Comparison of the mechanical properties of A356-SiC particle-reinforced metal matrix composites produced by two melting routes

Abstract

SiC particle-reinforced metal matrix composites (MMCs) were produced by a common liquid-phase technique in two different melting routes. In the first route, 5, 10, 15 and 20 vol % SiC-reinforced A356-based MMCs were produced. In the second route, an Alcan A356 + 20 vol % SiC composite billet was diluted to obtain 5, 10, 15 and 20 vol % SiC-reinforced MMCs. In both cases the average particle size was 12 μ. The microstructural and mechanical property relationships of these composites were investigated.
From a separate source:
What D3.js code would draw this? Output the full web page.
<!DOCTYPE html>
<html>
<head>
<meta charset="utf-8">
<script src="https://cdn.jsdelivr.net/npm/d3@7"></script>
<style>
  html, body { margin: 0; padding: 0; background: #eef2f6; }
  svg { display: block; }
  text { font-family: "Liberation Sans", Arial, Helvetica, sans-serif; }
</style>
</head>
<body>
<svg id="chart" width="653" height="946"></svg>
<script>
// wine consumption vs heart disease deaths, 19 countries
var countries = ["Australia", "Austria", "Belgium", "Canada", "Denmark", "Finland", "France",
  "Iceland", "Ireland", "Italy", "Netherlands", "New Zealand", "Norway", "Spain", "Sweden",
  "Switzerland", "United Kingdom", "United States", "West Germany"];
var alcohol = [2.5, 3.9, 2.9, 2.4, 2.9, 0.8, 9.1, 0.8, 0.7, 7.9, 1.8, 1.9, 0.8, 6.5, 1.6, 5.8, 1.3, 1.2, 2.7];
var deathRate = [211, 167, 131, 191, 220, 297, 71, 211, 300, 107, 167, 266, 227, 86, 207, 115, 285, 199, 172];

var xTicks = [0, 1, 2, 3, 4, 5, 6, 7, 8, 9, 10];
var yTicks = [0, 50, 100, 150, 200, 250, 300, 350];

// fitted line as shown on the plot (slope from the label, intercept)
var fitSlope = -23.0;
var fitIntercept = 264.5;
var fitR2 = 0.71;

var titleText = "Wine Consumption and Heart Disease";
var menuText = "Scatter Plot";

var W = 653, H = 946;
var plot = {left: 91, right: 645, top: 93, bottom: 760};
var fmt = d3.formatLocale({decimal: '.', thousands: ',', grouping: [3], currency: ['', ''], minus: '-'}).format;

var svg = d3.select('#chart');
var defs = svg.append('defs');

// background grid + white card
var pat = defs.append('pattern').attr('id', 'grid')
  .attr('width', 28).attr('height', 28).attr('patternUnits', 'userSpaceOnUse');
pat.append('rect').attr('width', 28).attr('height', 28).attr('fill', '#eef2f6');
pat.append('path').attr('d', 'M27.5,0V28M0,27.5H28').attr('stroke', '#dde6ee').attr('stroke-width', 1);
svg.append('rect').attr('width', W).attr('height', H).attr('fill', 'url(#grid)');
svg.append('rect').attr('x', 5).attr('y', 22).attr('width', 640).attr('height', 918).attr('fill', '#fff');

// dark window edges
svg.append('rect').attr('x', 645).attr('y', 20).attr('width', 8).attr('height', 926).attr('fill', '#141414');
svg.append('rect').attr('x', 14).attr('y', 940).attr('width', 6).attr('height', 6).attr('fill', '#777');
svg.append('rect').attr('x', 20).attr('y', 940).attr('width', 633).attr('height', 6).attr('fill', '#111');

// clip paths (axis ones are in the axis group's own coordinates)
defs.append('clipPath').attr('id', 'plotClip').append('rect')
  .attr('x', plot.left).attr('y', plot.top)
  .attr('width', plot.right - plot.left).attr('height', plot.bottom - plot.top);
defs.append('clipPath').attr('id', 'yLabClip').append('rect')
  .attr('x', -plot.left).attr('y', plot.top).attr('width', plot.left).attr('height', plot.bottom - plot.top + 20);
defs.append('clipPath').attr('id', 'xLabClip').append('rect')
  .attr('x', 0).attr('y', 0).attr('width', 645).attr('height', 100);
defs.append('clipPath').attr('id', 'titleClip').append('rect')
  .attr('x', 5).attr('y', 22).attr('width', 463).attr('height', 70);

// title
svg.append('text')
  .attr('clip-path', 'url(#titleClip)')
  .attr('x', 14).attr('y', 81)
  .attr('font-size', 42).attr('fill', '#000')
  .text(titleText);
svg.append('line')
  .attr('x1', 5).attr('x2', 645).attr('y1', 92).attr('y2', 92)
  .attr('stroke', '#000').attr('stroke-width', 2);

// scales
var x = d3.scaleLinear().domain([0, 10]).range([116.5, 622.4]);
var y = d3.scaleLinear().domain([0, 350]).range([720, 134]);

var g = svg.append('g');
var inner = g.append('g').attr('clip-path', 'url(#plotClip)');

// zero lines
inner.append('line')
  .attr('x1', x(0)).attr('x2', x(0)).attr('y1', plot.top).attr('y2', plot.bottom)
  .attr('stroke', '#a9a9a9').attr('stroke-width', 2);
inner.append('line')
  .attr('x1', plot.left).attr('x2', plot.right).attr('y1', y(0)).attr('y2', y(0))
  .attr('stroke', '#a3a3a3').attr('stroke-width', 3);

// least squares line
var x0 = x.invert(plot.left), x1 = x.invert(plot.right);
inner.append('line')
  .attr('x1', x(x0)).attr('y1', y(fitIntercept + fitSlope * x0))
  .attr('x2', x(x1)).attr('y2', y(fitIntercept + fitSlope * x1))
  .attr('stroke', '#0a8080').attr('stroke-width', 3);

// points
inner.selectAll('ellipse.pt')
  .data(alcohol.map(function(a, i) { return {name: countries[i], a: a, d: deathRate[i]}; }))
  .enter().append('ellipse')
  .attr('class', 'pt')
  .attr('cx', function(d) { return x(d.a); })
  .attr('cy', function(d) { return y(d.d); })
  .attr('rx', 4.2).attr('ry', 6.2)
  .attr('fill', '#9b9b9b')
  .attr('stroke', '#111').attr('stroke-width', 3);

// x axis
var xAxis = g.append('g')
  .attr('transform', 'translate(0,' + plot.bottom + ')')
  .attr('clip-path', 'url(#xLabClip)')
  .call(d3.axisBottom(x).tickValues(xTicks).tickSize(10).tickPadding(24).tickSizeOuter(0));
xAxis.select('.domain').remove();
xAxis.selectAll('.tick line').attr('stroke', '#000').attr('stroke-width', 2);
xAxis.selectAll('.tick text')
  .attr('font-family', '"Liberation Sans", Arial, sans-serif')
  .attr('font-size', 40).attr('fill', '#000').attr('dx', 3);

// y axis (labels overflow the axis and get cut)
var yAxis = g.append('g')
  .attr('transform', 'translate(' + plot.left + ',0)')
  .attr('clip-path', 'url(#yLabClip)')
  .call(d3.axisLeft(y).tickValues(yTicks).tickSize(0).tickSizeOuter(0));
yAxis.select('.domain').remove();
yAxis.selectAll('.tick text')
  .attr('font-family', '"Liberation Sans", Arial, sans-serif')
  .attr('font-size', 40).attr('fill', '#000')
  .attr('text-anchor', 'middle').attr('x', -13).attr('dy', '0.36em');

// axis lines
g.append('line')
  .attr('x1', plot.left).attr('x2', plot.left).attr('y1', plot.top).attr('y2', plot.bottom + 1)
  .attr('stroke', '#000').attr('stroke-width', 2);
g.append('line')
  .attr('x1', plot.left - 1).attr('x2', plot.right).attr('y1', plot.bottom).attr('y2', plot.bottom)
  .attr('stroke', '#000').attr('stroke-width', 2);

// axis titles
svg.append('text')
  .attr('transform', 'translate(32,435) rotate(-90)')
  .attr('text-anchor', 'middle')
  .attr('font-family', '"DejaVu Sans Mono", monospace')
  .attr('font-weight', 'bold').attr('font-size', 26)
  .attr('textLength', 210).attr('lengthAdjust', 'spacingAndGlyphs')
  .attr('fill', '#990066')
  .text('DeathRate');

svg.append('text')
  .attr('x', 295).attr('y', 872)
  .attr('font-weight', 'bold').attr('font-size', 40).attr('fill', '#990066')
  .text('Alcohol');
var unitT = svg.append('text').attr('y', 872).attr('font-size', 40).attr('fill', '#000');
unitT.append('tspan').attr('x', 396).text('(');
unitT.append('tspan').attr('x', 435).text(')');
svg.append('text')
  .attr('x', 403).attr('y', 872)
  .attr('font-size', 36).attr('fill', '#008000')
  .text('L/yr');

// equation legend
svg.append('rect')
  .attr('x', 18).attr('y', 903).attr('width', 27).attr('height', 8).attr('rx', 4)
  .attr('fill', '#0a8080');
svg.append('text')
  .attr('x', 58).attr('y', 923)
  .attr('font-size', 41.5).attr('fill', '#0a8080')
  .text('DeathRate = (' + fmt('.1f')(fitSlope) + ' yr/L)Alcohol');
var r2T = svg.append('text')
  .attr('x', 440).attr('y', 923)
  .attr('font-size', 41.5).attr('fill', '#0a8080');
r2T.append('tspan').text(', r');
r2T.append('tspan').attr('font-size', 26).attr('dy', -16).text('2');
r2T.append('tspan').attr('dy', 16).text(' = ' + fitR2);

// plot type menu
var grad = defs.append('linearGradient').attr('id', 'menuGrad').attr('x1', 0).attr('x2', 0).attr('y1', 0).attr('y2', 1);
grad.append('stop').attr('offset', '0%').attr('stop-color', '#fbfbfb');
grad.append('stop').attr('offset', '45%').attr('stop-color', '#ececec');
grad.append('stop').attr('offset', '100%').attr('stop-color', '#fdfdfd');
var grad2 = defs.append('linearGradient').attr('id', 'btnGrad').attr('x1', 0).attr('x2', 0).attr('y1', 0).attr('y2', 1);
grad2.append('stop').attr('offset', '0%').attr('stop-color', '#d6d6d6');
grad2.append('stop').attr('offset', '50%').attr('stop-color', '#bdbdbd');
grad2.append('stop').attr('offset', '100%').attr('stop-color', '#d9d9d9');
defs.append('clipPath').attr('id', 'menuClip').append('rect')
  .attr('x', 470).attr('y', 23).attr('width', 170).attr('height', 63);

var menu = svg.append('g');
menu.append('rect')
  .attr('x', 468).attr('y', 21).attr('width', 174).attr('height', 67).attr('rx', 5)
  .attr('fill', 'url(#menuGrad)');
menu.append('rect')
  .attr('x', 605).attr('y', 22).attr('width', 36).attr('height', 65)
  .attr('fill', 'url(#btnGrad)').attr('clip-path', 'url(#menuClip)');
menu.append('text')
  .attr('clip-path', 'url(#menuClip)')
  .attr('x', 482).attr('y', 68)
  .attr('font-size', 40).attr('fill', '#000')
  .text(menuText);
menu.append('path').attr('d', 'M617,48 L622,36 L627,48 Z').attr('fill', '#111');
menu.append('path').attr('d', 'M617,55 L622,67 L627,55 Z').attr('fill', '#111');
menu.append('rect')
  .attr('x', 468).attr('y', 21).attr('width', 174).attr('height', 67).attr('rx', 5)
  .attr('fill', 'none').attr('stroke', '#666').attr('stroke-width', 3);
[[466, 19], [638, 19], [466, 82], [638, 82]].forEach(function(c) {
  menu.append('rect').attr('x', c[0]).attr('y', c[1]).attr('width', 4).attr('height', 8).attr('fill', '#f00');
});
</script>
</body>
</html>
Vortex-produced MMCs showed a fairly good particle distribution accompanied by approximately 5-8 vol % porosity. Diluted Alcan composites produced excellent particle distribution and finer eutectic silicon crystals. Compressive and tensile properties were compared between vortex-produced and diluted composites. The results showed that diluted MMCs showed better properties compared with composites produced by the vortex method. Both composite groups were subjected to a T6 ageing heat treatment. The rate of increase in the yield, and tensile and compressive strength values were always higher in the as-cast materials than in T6 heat-treated composites with increasing SiC particle content. This difference was attributed to accelerated nucleation of precipitation and, therefore, overageing caused by ceramic particles. SEM investigations on the fracture surfaces showed that good particle bonding existed in the diluted composites.